Reproduce the listing below in full and without alteration, apart from its pictures.
====== SOURCE MATERIAL
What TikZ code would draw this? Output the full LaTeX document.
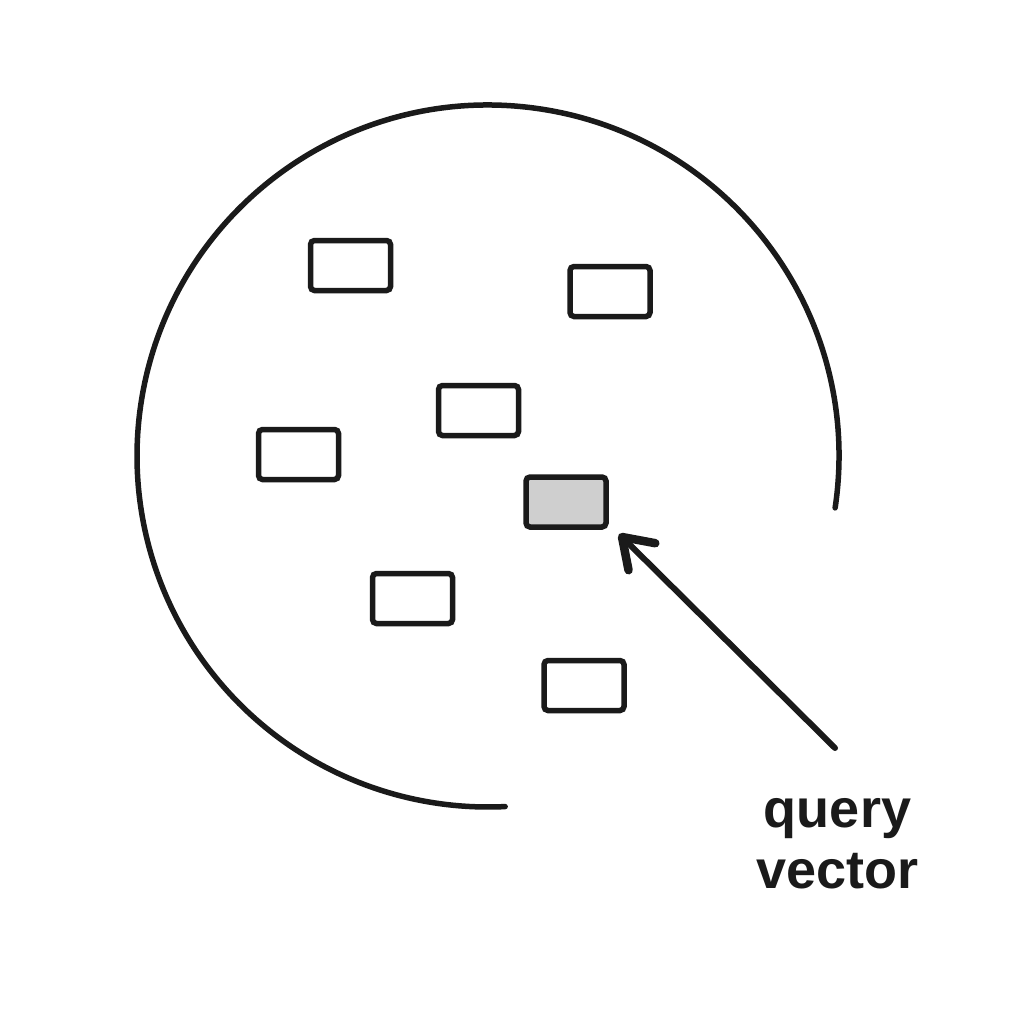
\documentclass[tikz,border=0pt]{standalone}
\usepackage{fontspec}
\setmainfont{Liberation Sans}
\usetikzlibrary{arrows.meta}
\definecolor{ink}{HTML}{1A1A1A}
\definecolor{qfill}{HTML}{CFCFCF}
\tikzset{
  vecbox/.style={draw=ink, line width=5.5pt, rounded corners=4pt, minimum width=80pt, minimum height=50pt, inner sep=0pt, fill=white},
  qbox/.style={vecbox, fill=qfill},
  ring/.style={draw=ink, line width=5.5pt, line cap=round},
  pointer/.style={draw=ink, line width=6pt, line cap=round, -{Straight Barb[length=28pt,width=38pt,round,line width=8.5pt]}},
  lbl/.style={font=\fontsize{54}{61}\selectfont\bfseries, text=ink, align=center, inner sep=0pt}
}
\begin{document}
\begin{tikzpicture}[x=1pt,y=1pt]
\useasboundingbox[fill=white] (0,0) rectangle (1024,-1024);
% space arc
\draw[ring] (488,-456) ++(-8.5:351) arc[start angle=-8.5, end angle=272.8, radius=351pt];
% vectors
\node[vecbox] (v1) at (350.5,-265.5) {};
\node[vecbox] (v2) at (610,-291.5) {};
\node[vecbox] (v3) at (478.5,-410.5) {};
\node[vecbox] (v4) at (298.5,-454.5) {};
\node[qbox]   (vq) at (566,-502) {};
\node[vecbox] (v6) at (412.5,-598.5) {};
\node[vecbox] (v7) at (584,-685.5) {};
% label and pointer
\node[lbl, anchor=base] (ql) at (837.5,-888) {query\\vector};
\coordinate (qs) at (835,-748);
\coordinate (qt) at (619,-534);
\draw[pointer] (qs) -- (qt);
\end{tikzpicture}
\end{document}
============
▶ **SOLUTION**
What TikZ code would draw this? Output the full LaTeX document.
\documentclass[tikz,border=0pt]{standalone}
\usepackage{fontspec}
\setmainfont{Liberation Sans}
\usetikzlibrary{arrows.meta}
\definecolor{ink}{HTML}{1A1A1A}
\definecolor{qfill}{HTML}{CFCFCF}
\tikzset{
  vecbox/.style={draw=ink, line width=5.5pt, rounded corners=4pt, minimum width=80pt, minimum height=50pt, inner sep=0pt, fill=white},
  qbox/.style={vecbox, fill=qfill},
  ring/.style={draw=ink, line width=5.5pt, line cap=round},
  pointer/.style={draw=ink, line width=6pt, line cap=round, -{Straight Barb[length=28pt,width=38pt,round,line width=8.5pt]}},
  lbl/.style={font=\fontsize{54}{61}\selectfont\bfseries, text=ink, align=center, inner sep=0pt}
}
\begin{document}
\begin{tikzpicture}[x=1pt,y=1pt]
\useasboundingbox[fill=white] (0,0) rectangle (1024,-1024);
% space arc
\draw[ring] (488,-456) ++(-8.5:351) arc[start angle=-8.5, end angle=272.8, radius=351pt];
% vectors
\node[vecbox] (v1) at (350.5,-265.5) {};
\node[vecbox] (v2) at (610,-291.5) {};
\node[vecbox] (v3) at (478.5,-410.5) {};
\node[vecbox] (v4) at (298.5,-454.5) {};
\node[qbox]   (vq) at (566,-502) {};
\node[vecbox] (v6) at (412.5,-598.5) {};
\node[vecbox] (v7) at (584,-685.5) {};
% label and pointer
\node[lbl, anchor=base] (ql) at (837.5,-888) {query\\vector};
\coordinate (qs) at (835,-748);
\coordinate (qt) at (619,-534);
\draw[pointer] (qs) -- (qt);
\end{tikzpicture}
\end{document}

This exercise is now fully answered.